-Re: AW: How to process only input files containing 100% valid rows
As far as I know, there are no guarantees on when counters will be updated during the job. One thing you can do is to write a metadata file along with your parsed events listing what files have errors and should be ignored in the next step of your ETL workflow.

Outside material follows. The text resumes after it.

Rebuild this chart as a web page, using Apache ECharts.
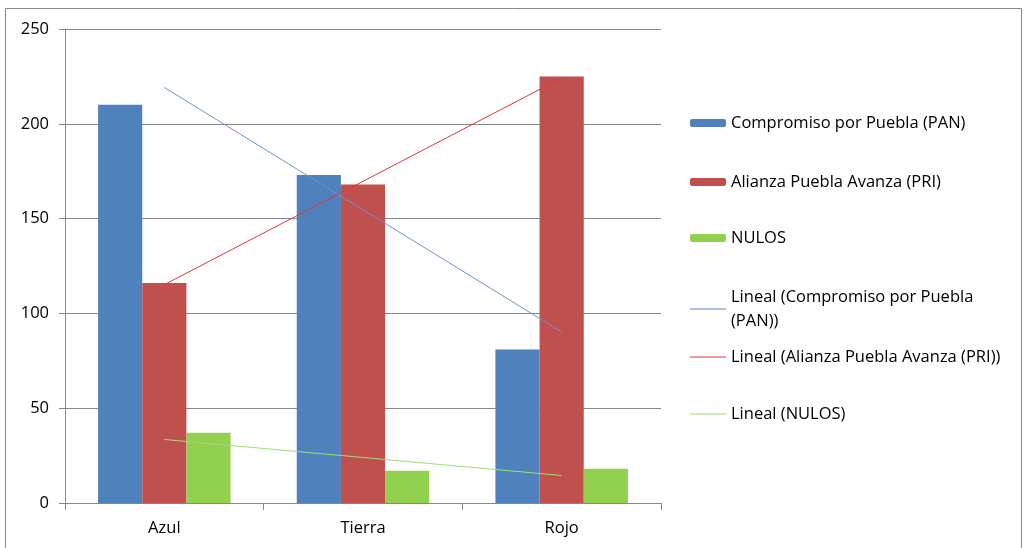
<!DOCTYPE html>
<html>
<head>
<meta charset="utf-8">
<script src="https://cdn.jsdelivr.net/npm/echarts@6/dist/echarts.min.js"></script>
<style>
html,body{margin:0;padding:0;background:#fff;}
#chart{width:1028px;height:548px;}
</style>
</head>
<body>
<div id="chart"></div>
<script>
const categories = ['Azul', 'Tierra', 'Rojo'];
const seriesNames = ['Compromiso por Puebla (PAN)', 'Alianza Puebla Avanza (PRI)', 'NULOS'];
const panValues = [210, 173, 81];
const priValues = [116, 168, 225];
const nulosValues = [37, 17, 18];
const trendNames = ['Lineal (Compromiso por Puebla (PAN))', 'Lineal (Alianza Puebla Avanza (PRI))', 'Lineal (NULOS)'];
const yTicks = [0, 50, 100, 150, 200, 250];

// Linear (least squares) trendline evaluated at each category position, as Excel does
function linearTrend(values) {
  const n = values.length;
  const xs = values.map((_, i) => i + 1);
  const mx = xs.reduce((a, b) => a + b, 0) / n;
  const my = values.reduce((a, b) => a + b, 0) / n;
  let num = 0, den = 0;
  for (let i = 0; i < n; i++) { num += (xs[i] - mx) * (values[i] - my); den += (xs[i] - mx) ** 2; }
  const slope = num / den;
  return xs.map(x => my + slope * (x - mx));
}

const FONT = 'Open Sans';
const FS = 16.5;
const TXT = '#000';
const barColors = ['#4F81BD', '#C0504D', '#92D050'];
const trendColors = ['#6E95CC', '#E23636', '#A6DA7A'];
const trendLegendColors = ['#4F81BD', '#E23636', '#9ED46E'];

const chart = echarts.init(document.getElementById('chart'), null, {renderer: 'canvas'});

function legendFor(name, top, extra) {
  return Object.assign({
    data: [name],
    left: 690, top: top, orient: 'vertical', padding: 0,
    itemWidth: 36, itemHeight: 8, itemGap: 0,
    selectedMode: false,
    textStyle: {fontFamily: FONT, fontSize: FS, color: TXT, lineHeight: 20, padding: [0,0,0,0]}
  }, extra || {});
}

const option = {
  animation: false,
  backgroundColor: '#fff',
  grid: {left: 65, right: 367, top: 29, bottom: 45, containLabel: false},
  legend: [
    legendFor(seriesNames[0], 113),
    legendFor(seriesNames[1], 172),
    legendFor(seriesNames[2], 228),
    legendFor(trendNames[0], 273, {
      data: [{name: trendNames[0], icon: 'rect'}],
      itemHeight: 1,
      formatter: () => 'Lineal (Compromiso por Puebla\n(PAN))',
      textStyle: {fontFamily: FONT, fontSize: FS, color: TXT, lineHeight: 24, padding: [24, 0, 0, 0]}
    }),
    legendFor(trendNames[1], 347, {data: [{name: trendNames[1], icon: 'rect'}], itemHeight: 1}),
    legendFor(trendNames[2], 404, {data: [{name: trendNames[2], icon: 'rect'}], itemHeight: 1})
  ],
  xAxis: {
    type: 'category',
    data: categories,
    axisLine: {lineStyle: {color: '#868686', width: 1}},
    axisTick: {show: true, length: 7, lineStyle: {color: '#868686'}, alignWithLabel: false},
    axisLabel: {fontFamily: FONT, fontSize: FS, color: TXT, margin: 17}
  },
  yAxis: {
    type: 'value',
    min: yTicks[0], max: yTicks[yTicks.length - 1], interval: yTicks[1] - yTicks[0],
    axisLine: {show: true, lineStyle: {color: '#868686', width: 1}},
    axisTick: {show: true, length: 6, lineStyle: {color: '#868686'}},
    axisLabel: {fontFamily: FONT, fontSize: FS, color: TXT, margin: 16},
    splitLine: {lineStyle: {color: '#868686', width: 1}}
  },
  series: [
    {name: seriesNames[0], type: 'bar', data: panValues, itemStyle: {color: barColors[0]}, barGap: '0%', barCategoryGap: '33.3%', z: 2},
    {name: seriesNames[1], type: 'bar', data: priValues, itemStyle: {color: barColors[1]}, barGap: '0%', barCategoryGap: '33.3%', z: 2},
    {name: seriesNames[2], type: 'bar', data: nulosValues, itemStyle: {color: barColors[2]}, barGap: '0%', barCategoryGap: '33.3%', z: 2},
    {name: trendNames[0], type: 'line', data: linearTrend(panValues), symbol: 'none', lineStyle: {color: trendColors[0], width: 1}, itemStyle: {color: trendLegendColors[0]}, z: 5},
    {name: trendNames[1], type: 'line', data: linearTrend(priValues), symbol: 'none', lineStyle: {color: trendColors[1], width: 1}, itemStyle: {color: trendLegendColors[1]}, z: 5},
    {name: trendNames[2], type: 'line', data: linearTrend(nulosValues), symbol: 'none', lineStyle: {color: trendColors[2], width: 1}, itemStyle: {color: trendLegendColors[2]}, z: 5}
  ],
  graphic: [
    {type: 'rect', shape: {x: 5.5, y: 8.5, width: 1016, height: 600}, style: {fill: null, stroke: '#888', lineWidth: 1}, silent: true}
  ]
};
chart.setOption(option);
</script>
</body>
</html>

If you really don't want to have "dirty" records mixed in, you can accomplish it using secondary sort. In a nutshell:
- create a composite key using filename and an enum BROKEN = 0, CLEAN = 1
- create a sorting comparator that ensures BROKEN comes before CLEAN
- create a grouping comparator and a partitioner on filename only, to ensure both BROKEN and CLEAN are processed by the same reducer
- if you found a broken line, send it with a BROKEN key
- in the reducer, if you get a BROKEN key, write that filename somewhere so you know you will have to scrub and re-submit it, and ignore both BROKEN and CLEAN records
On 19-04-2013 06:39, Matthias Scherer wote:
I have to add that we have 1-2 Billion of Events per day, split to some thousands of files. So pre-reading each file in the InputFormat should be avoided.
And yes, we could use MultipleOutputs and write bad files to process each input file. But we (our Operations team) think that there is more / better control if we reject whole files containing bad records.